After N7 FinFET, there is a lot of research going on. They have demonstrated a best-in-class (10X better) Ge n+ contact (the p-type is easy but n-type has always had issues). Work ongoing with III-V FinFET (Indium-Gallium-Arsenide). Nanowire transistors (gate all round). Can get better performance and power. InAs narrow wire surrounded by a Hi-K metal stack. TunnelFET (T-FET) can achieve very steep turn-on characteristics (low leakage). 

Litho: With self-aligned quad patterning (SAQP), they can get 193i down to less than 30nm pitch with an overlay accuracy of <4nm, giving very precise line-end cuts.

Directed self-assembly (DSA): They have demonstrated pitch down to 20nm. Hole defects less than five per wafer which is the biggest challenge, although still improving.
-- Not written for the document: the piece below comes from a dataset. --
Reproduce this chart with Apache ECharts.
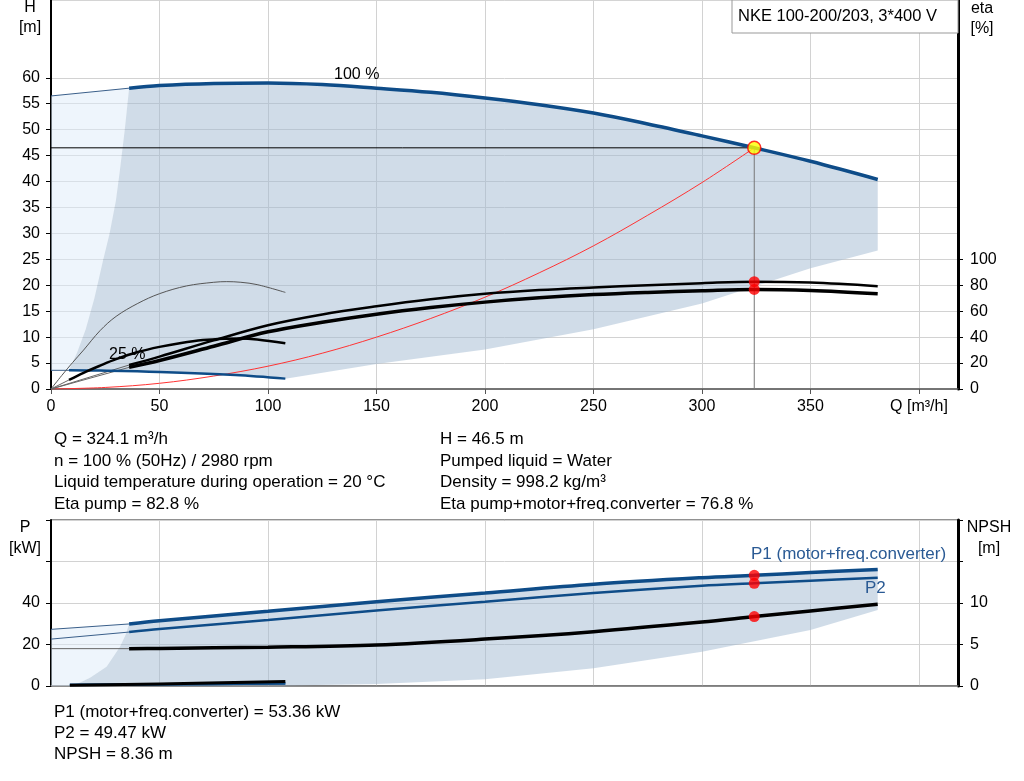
<!DOCTYPE html>
<html><head><meta charset="utf-8">
<script src="https://cdn.jsdelivr.net/npm/echarts@6/dist/echarts.min.js"></script>
<style>html,body{margin:0;padding:0;background:#fff}#c{width:1024px;height:781px}</style>
</head><body><div id="c"></div>
<script>
// ---------- DATA ----------
// Top chart: head H [m] vs Q [m3/h]
const qH100 = [36,50,75,100,125,150,175,200,225,250,275,300,324.1,350,381];
const h100  = [58,58.5,58.9,59,58.7,58,57.2,56.1,54.8,53.2,51.1,48.8,46.5,43.9,40.4];
const qH100Ext = [0,36];
const h100Ext  = [56.5,58];
const qH25 = [8.3,22.6,50,85,108];
const h25  = [3.6,3.55,3.3,2.7,2.0];
const qH25Ext = [0,8.3];
const h25Ext  = [3.6,3.6];
// Efficiency [%] (right axis)
const qEta100 = [36,50,75,100,125,150,175,200,225,250,275,300,324.1,350,381];
const etaPump100  = [18.5,25,37.5,49.2,57.5,63.8,69.2,73.4,76.3,78.3,80,81.6,82.8,82.1,79.3];
const etaTotal100 = [16.7,22,33,44.1,51.5,57.7,62.8,67,70.3,72.8,74.5,75.8,76.8,76,73.5];
const qEtaExt = [0,36];
const etaPumpExt  = [0,18.5];
const etaTotalExt = [0,16.7];
const qEtaPump25 = [0,5,10,15,22.6,30,40,50,62.5,75,81,87.5,95,108];
const etaPump25  = [0,10.5,20.5,30,45,56,66,73.5,79.5,82.3,82.8,82.3,80.5,74.5];
const qEtaTotal25 = [8.3,15,22.6,30,40,50,60,70,80,87,95,108];
const etaTotal25  = [7,12.5,18,23,28.5,32.5,35.5,37.7,38.8,39,38.2,35.2];
const qEtaTotal25Ext = [0,8.3];
const etaTotal25Ext  = [0,7];
// System curve (red)
const qSys = [0,25,50,75,100,125,150,175,200,225,250,275,300,324.1];
const hSys = [0,0.3,1.1,2.5,4.4,6.9,10,13.6,17.7,22.4,27.6,33.5,39.8,46.5];
// Operating range boundaries (top)
const qDarkLower = [381,350,300,250,200,150,108];
const hDarkLower = [26.7,23.3,16.5,11.5,7.6,4.8,2.0];
const qLeftBound = [36,34,31.7,29.9,27,24,20,16,12,8.3];
const hLeftBound = [58,50,42,36.3,30,24.8,17.5,11.5,7,3.6];
// Duty point
const dutyQ = 324.1, dutyH = 46.5, dutyEtaPump = 82.8, dutyEtaTotal = 76.8;
const dutyP1 = 53.36, dutyP2 = 49.47, dutyNPSH = 8.36;
// Bottom chart: power P [kW], NPSH [m]
const qP = [36,50,100,150,200,250,300,324.1,350,381];
const p1 = [29.9,31.5,36,40.6,44.8,49,52.2,53.36,54.7,56.2];
const p2 = [26,27.5,31.8,36.4,40.6,44.8,48.3,49.47,50.7,52.2];
const npsh = [4.5,4.53,4.68,4.95,5.65,6.55,7.7,8.36,9.05,9.85];
const qPExt = [0,36];
const p1Ext = [27.3,29.9];
const p2Ext = [22.6,26];
const npshExt = [4.5,4.5];
const qP25 = [8.7,50,108];
const p1_25 = [0.6,0.8,1.3];
const p2_25 = [0.5,0.7,1.1];
const npsh25 = [0.08,0.25,0.53];
const qPLower = [381,350,300,250,200,150,108,60,10];
const pLower  = [36.6,27,16.5,8.5,3.2,1,0.3,0,0];
const qPLeft = [10,18,25.6,31.8,34.5,36];
const pLeft  = [0,4,9.3,18.9,25,29.9];
// Tick labels
const qTicks = [0,50,100,150,200,250,300,350,400];
const hTicks = [0,5,10,15,20,25,30,35,40,45,50,55,60];
const etaTicks = [0,20,40,60,80,100];
const pTicks = [0,20,40];
const pTickMarks = [0,20,40,60,80];
const npshTicks = [0,5,10];
const npshTickMarks = [0,5,10,15,20];

// ---------- helpers ----------
const zip = (a,b) => a.map((v,i)=>[v,b[i]]);
const rev = a => a.slice().reverse();
const BLUE = '#0e4c88';
const FONT = "'Liberation Sans', Arial, sans-serif";
function line(xi, yi, qs, vs, color, width, z, smooth){
  return {type:'line', xAxisIndex:xi, yAxisIndex:yi, data:zip(qs,vs), showSymbol:false, silent:true,
    smooth: smooth===undefined?0.35:smooth, z:z||4, lineStyle:{color:color, width:width}};
}
function poly(xi, yi, qs, vs, fill){
  const pts = zip(qs,vs);
  return {type:'custom', xAxisIndex:xi, yAxisIndex:yi, data:[pts[0]], silent:true, z:1,
    renderItem:(params, api)=>({type:'polygon', shape:{points: pts.map(p=>api.coord(p))}, style:{fill:fill}})};
}
const darkFill = 'rgba(161,185,209,0.5)';
const lightFill = 'rgba(221,235,249,0.5)';

// polygons
const topDarkQ = qH100.concat(qDarkLower, rev(qH25), rev(qLeftBound));
const topDarkV = h100.concat(hDarkLower, rev(h25), rev(hLeftBound));
const topLightQ = [0].concat(qH100Ext, qLeftBound);
const topLightV = [3.6].concat(h100Ext, hLeftBound);
const botDarkQ = qP.concat(qPLower, qPLeft);
const botDarkV = p1.concat(pLower, pLeft);
const botLightQ = [0].concat(qPExt, rev(qPLeft));
const botLightV = [0].concat(p1Ext, rev(pLeft));

const axisLabelStyle = {color:'#000', fontSize:16, fontFamily:FONT};
const splitStyle = {show:true, lineStyle:{color:'#d2d2d2', width:1}};

const option = {
  animation:false,
  backgroundColor:'#fff',
  grid:[
    {left:51, top:0, width:907, height:389, show:true, borderColor:'#aaa', borderWidth:1},
    {left:51, top:520, width:907, height:166, show:true, borderColor:'#222', borderWidth:1}
  ],
  xAxis:[
    {gridIndex:0, type:'value', min:0, max:418, interval:50,
     axisLine:{lineStyle:{color:'#555', width:1.5}},
     axisTick:{show:true, length:5, lineStyle:{color:'#555'}, customValues:qTicks},
     axisLabel:Object.assign({margin:10, customValues:qTicks,
        formatter:v=> v===400 ? 'Q [m³/h]' : (qTicks.indexOf(v)>=0 ? String(v) : '')}, axisLabelStyle),
     splitLine:splitStyle},
    {gridIndex:1, type:'value', min:0, max:418, interval:50,
     axisLine:{lineStyle:{color:'#777', width:1.5}},
     axisTick:{show:false}, axisLabel:{show:false}, splitLine:splitStyle}
  ],
  yAxis:[
    {gridIndex:0, type:'value', min:0, max:75, interval:5, position:'left',
     axisLine:{show:true, lineStyle:{color:'#000', width:2}},
     axisTick:{show:true, length:5, lineStyle:{color:'#000'}, customValues:hTicks},
     axisLabel:Object.assign({margin:11, customValues:hTicks, formatter:v=> v<=60 ? String(v) : ''}, axisLabelStyle),
     splitLine:splitStyle},
    {gridIndex:0, type:'value', min:0, max:300, interval:20, position:'right',
     axisLine:{show:true, lineStyle:{color:'#000', width:3}},
     axisTick:{show:true, length:5, lineStyle:{color:'#000'}, customValues:etaTicks},
     axisLabel:Object.assign({margin:12, customValues:etaTicks, formatter:v=> v<=100 ? String(v) : ''}, axisLabelStyle),
     splitLine:{show:false}},
    {gridIndex:1, type:'value', min:0, max:80, interval:20, position:'left',
     axisLine:{show:true, lineStyle:{color:'#000', width:2}},
     axisTick:{show:true, length:5, lineStyle:{color:'#000'}, customValues:pTickMarks},
     axisLabel:Object.assign({margin:11, customValues:pTicks, formatter:v=> v<=40 ? String(v) : ''}, axisLabelStyle),
     splitLine:splitStyle},
    {gridIndex:1, type:'value', min:0, max:20, interval:5, position:'right',
     axisLine:{show:true, lineStyle:{color:'#000', width:3}},
     axisTick:{show:true, length:5, lineStyle:{color:'#000'}, customValues:npshTickMarks},
     axisLabel:Object.assign({margin:12, customValues:npshTicks, formatter:v=> v<=10 ? String(v) : ''}, axisLabelStyle),
     splitLine:{show:false}}
  ],
  series:[
    // fills
    poly(0,0,topLightQ,topLightV,lightFill),
    poly(0,0,topDarkQ,topDarkV,darkFill),
    poly(1,2,botLightQ,botLightV,lightFill),
    poly(1,2,botDarkQ,botDarkV,darkFill),
    // duty reference lines
    line(0,0,[0,dutyQ],[dutyH,dutyH],'#000',1,2,false),
    line(0,0,[dutyQ,dutyQ],[dutyH,0],'#777',1,2,false),
    // system curve
    line(0,0,qSys,hSys,'#ff3333',1,3),
    // head curves
    line(0,0,qH100Ext,h100Ext,'#3a5f8a',1,3,false),
    line(0,0,qH100,h100,BLUE,3.5,4),
    line(0,0,qH25Ext,h25Ext,'#3a5f8a',1,3,false),
    line(0,0,qH25,h25,BLUE,2.5,4),
    // efficiency curves
    line(0,1,qEtaExt,etaPumpExt,'#666',1,3,false),
    line(0,1,qEtaExt,etaTotalExt,'#666',1,3,false),
    line(0,1,qEtaTotal25Ext,etaTotal25Ext,'#666',1,3,false),
    line(0,1,qEtaPump25,etaPump25,'#555',1,3),
    line(0,1,qEtaTotal25,etaTotal25,'#000',2.5,4),
    line(0,1,qEta100,etaPump100,'#000',2.5,4),
    line(0,1,qEta100,etaTotal100,'#000',3.5,4),
    // power / NPSH
    line(1,2,qPExt,p1Ext,'#3a5f8a',1,3,false),
    line(1,2,qPExt,p2Ext,'#3a5f8a',1,3,false),
    line(1,3,qPExt,npshExt,'#666',1,3,false),
    line(1,2,qP,p1,BLUE,3.5,4),
    line(1,2,qP,p2,BLUE,2.5,4),
    line(1,3,qP,npsh,'#000',3.5,4),
    line(1,2,qP25,p1_25,BLUE,2.5,4),
    line(1,2,qP25,p2_25,BLUE,2,4),
    line(1,3,qP25,npsh25,'#000',3,5),
    // duty markers
    {type:'scatter', xAxisIndex:0, yAxisIndex:1, z:6, silent:true, symbolSize:11,
     itemStyle:{color:'#ff0000'}, data:[[dutyQ,dutyEtaPump],[dutyQ,dutyEtaTotal]]},
    {type:'scatter', xAxisIndex:0, yAxisIndex:0, z:7, silent:true, symbolSize:13,
     itemStyle:{color:'#ffff00', borderColor:'#ff0000', borderWidth:1.5}, data:[[dutyQ,dutyH]]},
    {type:'scatter', xAxisIndex:1, yAxisIndex:2, z:6, silent:true, symbolSize:11,
     itemStyle:{color:'#ff0000'}, data:[[dutyQ,dutyP1],[dutyQ,dutyP2]]},
    {type:'scatter', xAxisIndex:1, yAxisIndex:3, z:6, silent:true, symbolSize:11,
     itemStyle:{color:'#ff0000'}, data:[[dutyQ,dutyNPSH]]}
  ],
  graphic:[
    {type:'rect', z:100, shape:{x:732, y:0, width:226, height:33}, style:{fill:'#fff', stroke:'#999', lineWidth:1}},
    {type:'text', z:101, x:738, y:16, style:{text:'NKE 100-200/203, 3*400 V', font:'16.5px '+FONT, fill:'#000', verticalAlign:'middle'}},
    {type:'text', z:101, x:30, y:18, style:{text:'H\n[m]', font:'16px '+FONT, fill:'#000', align:'center', verticalAlign:'middle', lineHeight:20}},
    {type:'text', z:101, x:982, y:19, style:{text:'eta\n[%]', font:'16px '+FONT, fill:'#000', align:'center', verticalAlign:'middle', lineHeight:20}},
    {type:'text', z:101, x:25, y:538, style:{text:'P\n[kW]', font:'16px '+FONT, fill:'#000', align:'center', verticalAlign:'middle', lineHeight:21}},
    {type:'text', z:101, x:989, y:538, style:{text:'NPSH\n[m]', font:'16px '+FONT, fill:'#000', align:'center', verticalAlign:'middle', lineHeight:21}},
    {type:'text', z:101, x:334, y:75, style:{text:'100 %', font:'16px '+FONT, fill:'#000', verticalAlign:'middle'}},
    {type:'text', z:101, x:109, y:355, style:{text:'25 %', font:'16px '+FONT, fill:'#000', verticalAlign:'middle'}},
    {type:'text', z:101, x:751, y:554, style:{text:'P1 (motor+freq.converter)', font:'17px '+FONT, fill:'#2a5a94', verticalAlign:'middle'}},
    {type:'text', z:101, x:865, y:588, style:{text:'P2', font:'17px '+FONT, fill:'#2a5a94', verticalAlign:'middle'}},
    {type:'text', z:101, x:54, y:472, style:{text:'Q = 324.1 m³/h\nn = 100 % (50Hz) / 2980 rpm\nLiquid temperature during operation = 20 °C\nEta pump = 82.8 %', font:'17px '+FONT, fill:'#000', verticalAlign:'middle', lineHeight:21.5}},
    {type:'text', z:101, x:440, y:472, style:{text:'H = 46.5 m\nPumped liquid = Water\nDensity = 998.2 kg/m³\nEta pump+motor+freq.converter = 76.8 %', font:'17px '+FONT, fill:'#000', verticalAlign:'middle', lineHeight:21.5}},
    {type:'text', z:101, x:54, y:733, style:{text:'P1 (motor+freq.converter) = 53.36 kW\nP2 = 49.47 kW\nNPSH = 8.36 m', font:'17px '+FONT, fill:'#000', verticalAlign:'middle', lineHeight:21}}
  ]
};
const chart = echarts.init(document.getElementById('c'), null, {renderer:'canvas'});
chart.setOption(option);
</script></body></html>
EUV: Planned in N7 and beyond. EUV has better depth of focus and energy latitude so should yield better. 2D fidelity is better so can enable more complex designs that would be unmanufacturable with 193i. For more on TSMC's experience with EUV, see my blog from IEDM in December.
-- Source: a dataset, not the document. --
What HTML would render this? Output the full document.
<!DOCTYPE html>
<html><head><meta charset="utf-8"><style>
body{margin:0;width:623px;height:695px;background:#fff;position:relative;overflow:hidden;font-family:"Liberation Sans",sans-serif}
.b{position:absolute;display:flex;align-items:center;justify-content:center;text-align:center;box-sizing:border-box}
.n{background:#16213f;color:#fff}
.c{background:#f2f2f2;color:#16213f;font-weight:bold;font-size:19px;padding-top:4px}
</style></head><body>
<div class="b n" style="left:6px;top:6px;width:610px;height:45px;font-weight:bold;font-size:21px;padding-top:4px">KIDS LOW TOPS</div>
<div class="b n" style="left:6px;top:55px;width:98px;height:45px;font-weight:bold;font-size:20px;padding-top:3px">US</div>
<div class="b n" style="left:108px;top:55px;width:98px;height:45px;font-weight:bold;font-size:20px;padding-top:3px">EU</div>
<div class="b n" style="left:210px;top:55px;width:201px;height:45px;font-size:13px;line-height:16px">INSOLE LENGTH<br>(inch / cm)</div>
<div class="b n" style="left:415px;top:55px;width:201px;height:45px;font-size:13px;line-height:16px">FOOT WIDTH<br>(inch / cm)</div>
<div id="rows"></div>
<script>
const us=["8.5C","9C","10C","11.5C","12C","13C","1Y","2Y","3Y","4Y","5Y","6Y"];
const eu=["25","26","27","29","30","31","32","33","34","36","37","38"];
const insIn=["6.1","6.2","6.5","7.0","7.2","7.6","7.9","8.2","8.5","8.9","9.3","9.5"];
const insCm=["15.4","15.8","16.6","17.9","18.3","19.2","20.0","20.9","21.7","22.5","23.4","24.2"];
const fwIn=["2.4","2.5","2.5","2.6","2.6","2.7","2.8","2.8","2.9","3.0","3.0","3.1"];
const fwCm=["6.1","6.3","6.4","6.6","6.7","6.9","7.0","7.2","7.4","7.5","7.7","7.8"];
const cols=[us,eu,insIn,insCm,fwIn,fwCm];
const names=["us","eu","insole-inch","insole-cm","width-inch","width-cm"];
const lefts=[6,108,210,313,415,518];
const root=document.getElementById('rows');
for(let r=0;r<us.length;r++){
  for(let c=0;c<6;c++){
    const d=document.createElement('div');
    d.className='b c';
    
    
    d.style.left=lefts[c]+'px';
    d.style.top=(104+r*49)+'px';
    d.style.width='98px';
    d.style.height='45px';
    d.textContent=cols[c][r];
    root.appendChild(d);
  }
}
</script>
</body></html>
New memory technology: Two areas, eRRAM (resistive RAM) as an eFlash replacement, and eMRAM (magnetic RAM) as both eFlash, SRAM, and eDRAM replacement. Achieved functional yield with good endurance.

CMOS Image Sensor (CIS): Near infra-red in development to enable cameras that can see in the dark (needed for ADAS and autonomous vehicles). Can also be used in phones/cameras to do the focusing (in the dark) and then take the actual picture with the visible light CIS.

 Automotive Market

Today, availability is 90nm, 55nm, 40nm. InFO for 28HPC+, 16FFC. The focus process for ADAS is 16FFC with high-reliability qual planned for Q3 2016 (high temperature, low failure rate). There will be a new set of foundation IP for EM and functional safety requirements. Certified Q3 2016 with third-party IP in 2017.

The requirements for automotive for ADAS between 2015 and 2017 are that GPU needs to improve 20X from 400 GFLOPS to 8000 GFLOPS, sensors go from 10 to 30, the number of ECUs (actuators) from 30 to 90.

 IoT Market

Low-end devices use 55ULP and 40ULP. Mid-range devices are on 28HPC+. High end is 16FFC. Requirement for very low voltage. 16FFC can go to 0.5V and maybe even lower depending on the IP required. Need to validate tool accuracy at very low voltages. There will be a new ultra-low voltage standard cell library and a new SRAM in Q3 2016.